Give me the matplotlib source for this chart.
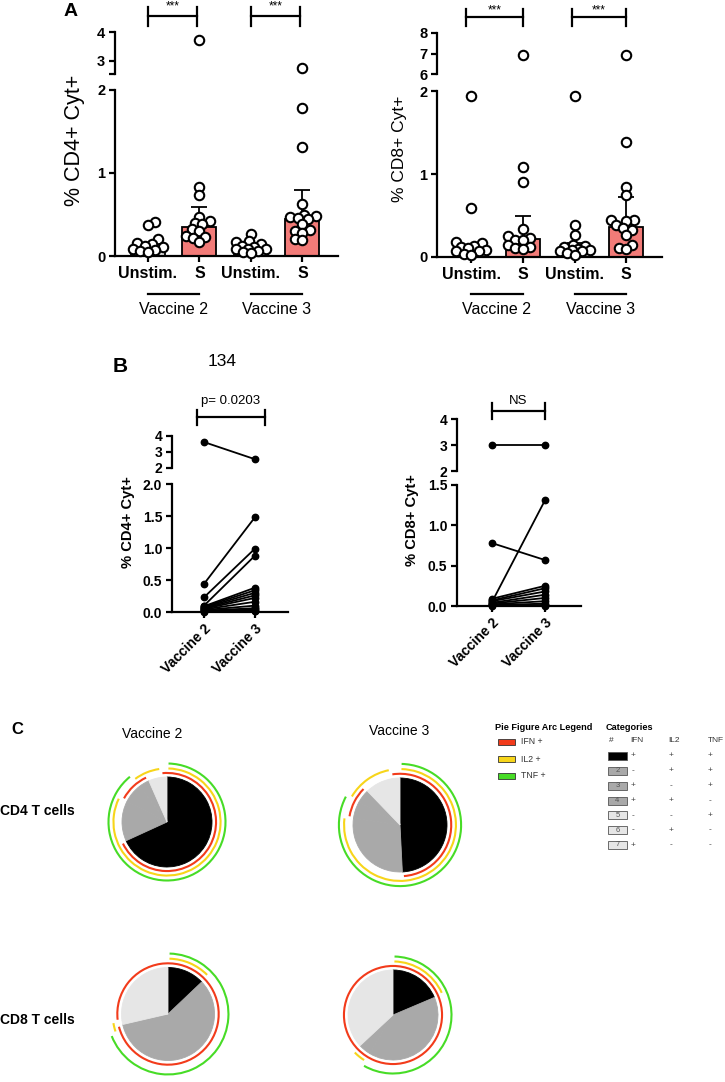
import numpy as np
import matplotlib.pyplot as plt
from matplotlib.patches import Arc, Rectangle
from matplotlib.transforms import blended_transform_factory

plt.rcParams['font.family'] = ['Liberation Sans', 'DejaVu Sans']

# ============================================================
# DATA
# ============================================================
conds = ["Unstim.", "S", "Unstim.", "S"]
vaccines = ["Vaccine 2", "Vaccine 3"]

# panel A : % CD4+ Cyt+
cd4_unstim_v2 = [0.41, 0.37, 0.20, 0.16, 0.15, 0.12, 0.11, 0.09, 0.07, 0.06, 0.05]
cd4_s_v2 = [3.72, 0.83, 0.73, 0.47, 0.42, 0.40, 0.38, 0.32, 0.30, 0.24, 0.23, 0.22, 0.17]
cd4_unstim_v3 = [0.27, 0.18, 0.17, 0.15, 0.12, 0.11, 0.09, 0.08, 0.08, 0.06, 0.05, 0.04]
cd4_s_v3 = [2.75, 1.78, 1.31, 0.63, 0.49, 0.48, 0.47, 0.46, 0.44, 0.39, 0.31, 0.30, 0.28,
            0.21, 0.19]
cd4_bar = [0.11, 0.35, 0.08, 0.44]
cd4_err = [0.16, 0.59, 0.12, 0.80]

# panel A : % CD8+ Cyt+
cd8_unstim_v2 = [1.94, 0.59, 0.18, 0.17, 0.13, 0.12, 0.11, 0.08, 0.07, 0.07, 0.04, 0.03]
cd8_s_v2 = [6.95, 1.09, 0.90, 0.34, 0.25, 0.23, 0.21, 0.20, 0.14, 0.12, 0.11, 0.10]
cd8_unstim_v3 = [1.94, 0.38, 0.26, 0.15, 0.13, 0.12, 0.10, 0.09, 0.08, 0.07, 0.07, 0.05, 0.03]
cd8_s_v3 = [6.95, 1.38, 0.84, 0.75, 0.45, 0.44, 0.43, 0.38, 0.35, 0.33, 0.27, 0.15, 0.11, 0.10]
cd8_bar = [0.08, 0.22, 0.10, 0.36]
cd8_err = [0.13, 0.49, 0.17, 0.72]

# panel B : paired donors, vaccine 2 -> vaccine 3
b_cd4_v2 = [3.62, 0.44, 0.23, 0.10, 0.09, 0.08, 0.07, 0.06, 0.05, 0.04, 0.03, 0.02, 0.01, 0.01, 0.00]
b_cd4_v3 = [2.55, 1.48, 0.99, 0.88, 0.38, 0.34, 0.30, 0.26, 0.22, 0.16, 0.10, 0.06, 0.04, 0.02, 0.01]
b_cd8_v2 = [3.00, 0.78, 0.05, 0.09, 0.07, 0.06, 0.04, 0.03, 0.02, 0.01, 0.01, 0.00]
b_cd8_v3 = [3.00, 0.57, 1.31, 0.25, 0.22, 0.18, 0.14, 0.10, 0.06, 0.03, 0.01, 0.00]

# panel C : SPICE categories (IFN, IL2, TNF) and pie fractions (%)
cat_ids = ["1", "2", "3", "4", "5", "6", "7"]
ifn = ["+", "-", "+", "+", "-", "-", "+"]
il2 = ["+", "+", "-", "+", "-", "+", "-"]
tnf = ["+", "+", "+", "-", "+", "-", "-"]
pie_cd4_v2 = [68.1, 14.4, 6.9, 3.9, 0.0, 4.7, 1.9]
pie_cd4_v3 = [49.2, 28.1, 5.8, 4.7, 0.0, 9.4, 2.8]
pie_cd8_v2 = [12.9, 0.0, 56.5, 1.9, 0.0, 1.4, 27.2]
pie_cd8_v3 = [18.6, 0.0, 40.0, 4.4, 0.0, 0.0, 36.9]

cat_colors = ["#000000", "#a9a9a9", "#a9a9a9", "#a9a9a9", "#e6e6e6", "#e6e6e6", "#e6e6e6"]
RED, YELLOW, GREEN = "#f23b1b", "#f7d51a", "#47dc26"
S_COLOR, U_COLOR = "#f27b78", "#dcdcdc"

# ============================================================
# FIGURE / HELPERS
# ============================================================
W, H = 725, 1082
fig = plt.figure(figsize=(W / 100, H / 100), dpi=100)


def rect(l, t, r, b):
    return [l / W, 1 - b / H, (r - l) / W, (b - t) / H]


ov = fig.add_axes([0, 0, 1, 1], zorder=10)
ov.set_xlim(0, W)
ov.set_ylim(H, 0)
ov.axis("off")

LW = 1.6


def broken_axes(l, r, low_t, low_b, up_t, up_b, low_lim, up_lim, xlim):
    lo = fig.add_axes(rect(l, low_t, r, low_b))
    up = fig.add_axes(rect(l, up_t, r, up_b))
    for ax in (lo, up):
        ax.patch.set_visible(False)
        ax.spines[["top", "right"]].set_visible(False)
        ax.spines["left"].set_linewidth(LW)
        ax.set_xlim(*xlim)
        ax.tick_params(axis="y", width=LW, length=4, pad=3)
    lo.set_ylim(*low_lim)
    up.set_ylim(*up_lim)
    lo.spines["bottom"].set_linewidth(LW)
    lo.tick_params(axis="x", width=LW, length=4, pad=3)
    up.spines["bottom"].set_visible(False)
    up.tick_params(axis="x", bottom=False, labelbottom=False)
    return lo, up


def swarm_x(ax, x, vals, sep=7.0, half=15.0):
    # simple deterministic beeswarm (pixel space), points may overlap a little
    vals = np.asarray(vals, float)
    if vals.size == 0:
        return vals
    disp = ax.transData.transform(np.column_stack([np.full(vals.size, x), vals]))
    x0, ys = disp[0, 0], disp[:, 1]
    cands = [0.0]
    for k in range(1, 40):
        if k * 1.5 > half:
            break
        cands += [k * 1.5, -k * 1.5]
    placed, out = [], np.empty(vals.size)
    for j, i in enumerate(np.argsort(ys)):
        best, best_d = 0.0, -1
        for c in (cands if j % 2 == 0 else [-c for c in cands]):
            dmin = min([np.hypot(c - px, ys[i] - py) for px, py in placed] + [1e9])
            if dmin >= sep:
                best = c
                break
            if dmin > best_d:
                best, best_d = c, dmin
        placed.append((best, ys[i]))
        out[i] = x0 + best
    return ax.transData.inverted().transform(np.column_stack([out, ys]))[:, 0]


def bracket(ax, x1, x2, ypx, y0, y1, label, label_y, fs):
    tr = blended_transform_factory(ax.transData, ov.transData)
    kw = dict(transform=tr, color="k", lw=LW, clip_on=False, solid_capstyle="projecting")
    ax.plot([x1, x2], [ypx, ypx], **kw)
    ax.plot([x1, x1], [y0, y1], **kw)
    ax.plot([x2, x2], [y0, y1], **kw)
    ax.text((x1 + x2) / 2, label_y, label, transform=tr, ha="center", va="center",
            fontsize=fs)


def panel_A(lo, up, groups, bars, errs, brk):
    x = np.arange(4)
    lo.bar(x, bars, width=0.66, color=[U_COLOR, S_COLOR, U_COLOR, S_COLOR],
           edgecolor="black", linewidth=1.3, zorder=2)
    lo.errorbar(x, bars, yerr=[np.zeros(4), np.array(errs) - np.array(bars)], fmt="none",
                ecolor="black", elinewidth=1.3, capsize=6, capthick=1.3, zorder=3)
    for xi, vals in zip(x, groups):
        vals = np.asarray(vals)
        for ax, sub in ((lo, vals[vals <= brk]), (up, vals[vals > brk])):
            xs = swarm_x(ax, xi, sub)
            ax.plot(xs, sub, "o", ms=6.8, mfc="white", mec="black", mew=1.5,
                    ls="none", zorder=5, clip_on=False)
    lo.set_xticks(x, conds, fontweight="bold", fontsize=11.5)
    tr = blended_transform_factory(lo.transData, ov.transData)
    for k, name in enumerate(vaccines):
        lo.plot([2 * k, 2 * k + 1], [294, 294], transform=tr, color="k", lw=LW,
                clip_on=False)
        lo.text(2 * k + 0.5, 309, name, transform=tr, ha="center", va="center",
                fontsize=11.5)


# ============================================================
# PANEL A
# ============================================================
lo, up = broken_axes(115, 338, 90, 256, 32, 74, (0, 2), (2.55, 4), (-0.64, 3.69))
lo.set_yticks([0, 1, 2], ["0", "1", "2"], fontweight="bold", fontsize=10.5)
up.set_yticks([2.55, 3, 4], ["", "3", "4"], fontweight="bold", fontsize=10.5)
panel_A(lo, up, [cd4_unstim_v2, cd4_s_v2, cd4_unstim_v3, cd4_s_v3], cd4_bar, cd4_err, 2)
bracket(up, 0, 0.95, 16, 7, 26, "***", 6, 8.5)
bracket(up, 2, 2.95, 16, 7, 26, "***", 6, 8.5)
ov.text(75, 140, "% CD4+ Cyt+", rotation=90, ha="center", va="center", fontsize=15.5)

lo, up = broken_axes(437, 662, 91, 257, 33, 74, (0, 2), (6, 8), (-0.66, 3.69))
lo.set_yticks([0, 1, 2], ["0", "1", "2"], fontweight="bold", fontsize=10.5)
up.set_yticks([6, 7, 8], ["6", "7", "8"], fontweight="bold", fontsize=10.5)
panel_A(lo, up, [cd8_unstim_v2, cd8_s_v2, cd8_unstim_v3, cd8_s_v3], cd8_bar, cd8_err, 2)
bracket(up, -0.1, 1.0, 17, 9, 26, "***", 10, 8.5)
bracket(up, 1.95, 3.0, 17, 9, 26, "***", 10, 8.5)
ov.text(400, 149, "% CD8+ Cyt+", rotation=90, ha="center", va="center", fontsize=12.5)

ov.text(71, 12, "A", ha="center", va="center", fontsize=14, fontweight="bold")

# ============================================================
# PANEL B
# ============================================================
def panel_B(lo, up, v2, v3, brk):
    for a, b in zip(v2, v3):
        ax = up if a > brk else lo
        ax.plot([0, 1], [a, b], "-o", color="black", ms=4.6, lw=1.3, clip_on=False,
                zorder=4)
    lo.set_xticks([0, 1], vaccines, rotation=45, ha="right", rotation_mode="anchor",
                  fontweight="bold", fontsize=10)


lo, up = broken_axes(172, 288, 484, 612, 436, 468, (0, 2), (2, 4), (-0.63, 1.65))
lo.set_yticks([0, 0.5, 1, 1.5, 2], ["0.0", "0.5", "1.0", "1.5", "2.0"],
              fontweight="bold", fontsize=10)
up.set_yticks([2, 3, 4], ["2", "3", "4"], fontweight="bold", fontsize=10)
panel_B(lo, up, b_cd4_v2, b_cd4_v3, 2)
bracket(up, -0.14, 1.2, 417, 410, 425, "p= 0.0203", 401, 9.5)
ov.text(128, 522, "% CD4+ Cyt+", rotation=90, ha="center", va="center", fontsize=10.6,
        fontweight="bold")

lo, up = broken_axes(457, 581, 485, 606, 419, 471, (0, 1.5), (2, 4), (-0.66, 1.68))
lo.set_yticks([0, 0.5, 1, 1.5], ["0.0", "0.5", "1.0", "1.5"], fontweight="bold",
              fontsize=10)
up.set_yticks([2, 3, 4], ["2", "3", "4"], fontweight="bold", fontsize=10)
panel_B(lo, up, b_cd8_v2, b_cd8_v3, 2)
bracket(up, 0, 1, 411, 403, 419, "NS", 401, 9.5)
ov.text(412, 520, "% CD8+ Cyt+", rotation=90, ha="center", va="center", fontsize=10.6,
        fontweight="bold")

ov.text(120, 367, "B", ha="center", va="center", fontsize=15, fontweight="bold")
ov.text(222, 362, "134", ha="center", va="center", fontsize=12.5)

# ============================================================
# PANEL C : SPICE pies
# ============================================================
def pie_panel(cx, cy, R, vals, L=1.42, gap=1.5):
    s = 2 * L * R
    ax = fig.add_axes(rect(cx - s / 2, cy - s / 2, cx + s / 2, cy + s / 2))
    wedges, _ = ax.pie(vals, colors=cat_colors, startangle=90, counterclock=False,
                       radius=1)
    for w in wedges:
        w.set_edgecolor(w.get_facecolor())
        w.set_linewidth(0.6 if w.theta2 - w.theta1 > 0 else 0)
    ax.set_xlim(-L, L)
    ax.set_ylim(-L, L)
    ax.set_aspect("equal")
    ax.axis("off")
    bounds = np.concatenate([[0], np.cumsum(vals)]) / np.sum(vals) * 360
    nz = [i for i in range(len(vals)) if vals[i] > 0]
    for signs, r, col in ((ifn, 1.09, RED), (il2, 1.19, YELLOW), (tnf, 1.30, GREEN)):
        pos = [signs[i] == "+" for i in nz]
        if all(pos):
            ax.add_patch(Arc((0, 0), 2 * r, 2 * r, theta1=0, theta2=360, color=col, lw=1.5))
            continue
        k = pos.index(False)
        order = nz[k:] + nz[:k]
        runs, cur = [], None
        for i in order:
            a0 = bounds[i] + (360 if i < nz[k] else 0)
            a1 = bounds[i + 1] + (360 if i < nz[k] else 0)
            if signs[i] == "+":
                cur = [a0, a1] if cur is None else [cur[0], a1]
            elif cur is not None:
                runs.append(cur)
                cur = None
        if cur is not None:
            runs.append(cur)
        for a0, a1 in runs:
            ax.add_patch(Arc((0, 0), 2 * r, 2 * r, theta1=90 - a1 + gap,
                             theta2=90 - a0 - gap, color=col, lw=1.5))


pie_panel(167, 822, 45, pie_cd4_v2)
pie_panel(400, 825, 47, pie_cd4_v3)
pie_panel(168, 1014, 46.5, pie_cd8_v2)
pie_panel(393, 1015, 45, pie_cd8_v3)

ov.text(17, 729, "C", ha="center", va="center", fontsize=12, fontweight="bold")
ov.text(152, 734, "Vaccine 2", ha="center", va="center", fontsize=10)
ov.text(399, 731, "Vaccine 3", ha="center", va="center", fontsize=10)
ov.text(0, 811, "CD4 T cells", ha="left", va="center", fontsize=10, fontweight="bold")
ov.text(0, 1020, "CD8 T cells", ha="left", va="center", fontsize=10, fontweight="bold")

# arc legend
ov.text(495, 727, "Pie Figure Arc Legend", ha="left", va="center", fontsize=6.6,
        fontweight="bold")
for y, col, lab in ((742, RED, "IFN +"), (759, YELLOW, "IL2 +"), (776, GREEN, "TNF +")):
    ov.add_patch(Rectangle((498, y - 3), 17, 6, facecolor=col, edgecolor="#333333", lw=0.6))
    ov.text(521, y, lab, ha="left", va="center", fontsize=6.3, color="#333333")

# categories table
ov.text(606, 727, "Categories", ha="left", va="center", fontsize=6.6, fontweight="bold")
for x, lab in ((609, "#"), (630, "IFN"), (668, "IL2"), (708, "TNF")):
    ov.text(x, 741, lab, ha="left", va="center", fontsize=6, color="#333333")
row_y = np.linspace(756, 845, 7)
for y, cid, col, a, b, c in zip(row_y, cat_ids, cat_colors, ifn, il2, tnf):
    ov.add_patch(Rectangle((608, y - 4), 19, 8, facecolor=col, edgecolor="#555555", lw=0.6))
    if cid != "1":
        ov.text(617.5, y, cid, ha="center", va="center", fontsize=5.5, color="#555555")
    for x, sgn in ((633, a), (671, b), (710, c)):
        ov.text(x, y, sgn, ha="center", va="center", fontsize=6, color="#444444")

fig.savefig("out.png", dpi=100)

____________

• STATED EXERCISE:
In the data above, please extract the lines from the first one through the line with "0.03, 0.01, 0.00]", exactly, and keep pictures out.

• ANSWER TO THE EXERCISE:
Give me the matplotlib source for this chart.
import numpy as np
import matplotlib.pyplot as plt
from matplotlib.patches import Arc, Rectangle
from matplotlib.transforms import blended_transform_factory

plt.rcParams['font.family'] = ['Liberation Sans', 'DejaVu Sans']

# ============================================================
# DATA
# ============================================================
conds = ["Unstim.", "S", "Unstim.", "S"]
vaccines = ["Vaccine 2", "Vaccine 3"]

# panel A : % CD4+ Cyt+
cd4_unstim_v2 = [0.41, 0.37, 0.20, 0.16, 0.15, 0.12, 0.11, 0.09, 0.07, 0.06, 0.05]
cd4_s_v2 = [3.72, 0.83, 0.73, 0.47, 0.42, 0.40, 0.38, 0.32, 0.30, 0.24, 0.23, 0.22, 0.17]
cd4_unstim_v3 = [0.27, 0.18, 0.17, 0.15, 0.12, 0.11, 0.09, 0.08, 0.08, 0.06, 0.05, 0.04]
cd4_s_v3 = [2.75, 1.78, 1.31, 0.63, 0.49, 0.48, 0.47, 0.46, 0.44, 0.39, 0.31, 0.30, 0.28,
            0.21, 0.19]
cd4_bar = [0.11, 0.35, 0.08, 0.44]
cd4_err = [0.16, 0.59, 0.12, 0.80]

# panel A : % CD8+ Cyt+
cd8_unstim_v2 = [1.94, 0.59, 0.18, 0.17, 0.13, 0.12, 0.11, 0.08, 0.07, 0.07, 0.04, 0.03]
cd8_s_v2 = [6.95, 1.09, 0.90, 0.34, 0.25, 0.23, 0.21, 0.20, 0.14, 0.12, 0.11, 0.10]
cd8_unstim_v3 = [1.94, 0.38, 0.26, 0.15, 0.13, 0.12, 0.10, 0.09, 0.08, 0.07, 0.07, 0.05, 0.03]
cd8_s_v3 = [6.95, 1.38, 0.84, 0.75, 0.45, 0.44, 0.43, 0.38, 0.35, 0.33, 0.27, 0.15, 0.11, 0.10]
cd8_bar = [0.08, 0.22, 0.10, 0.36]
cd8_err = [0.13, 0.49, 0.17, 0.72]

# panel B : paired donors, vaccine 2 -> vaccine 3
b_cd4_v2 = [3.62, 0.44, 0.23, 0.10, 0.09, 0.08, 0.07, 0.06, 0.05, 0.04, 0.03, 0.02, 0.01, 0.01, 0.00]
b_cd4_v3 = [2.55, 1.48, 0.99, 0.88, 0.38, 0.34, 0.30, 0.26, 0.22, 0.16, 0.10, 0.06, 0.04, 0.02, 0.01]
b_cd8_v2 = [3.00, 0.78, 0.05, 0.09, 0.07, 0.06, 0.04, 0.03, 0.02, 0.01, 0.01, 0.00]
b_cd8_v3 = [3.00, 0.57, 1.31, 0.25, 0.22, 0.18, 0.14, 0.10, 0.06, 0.03, 0.01, 0.00]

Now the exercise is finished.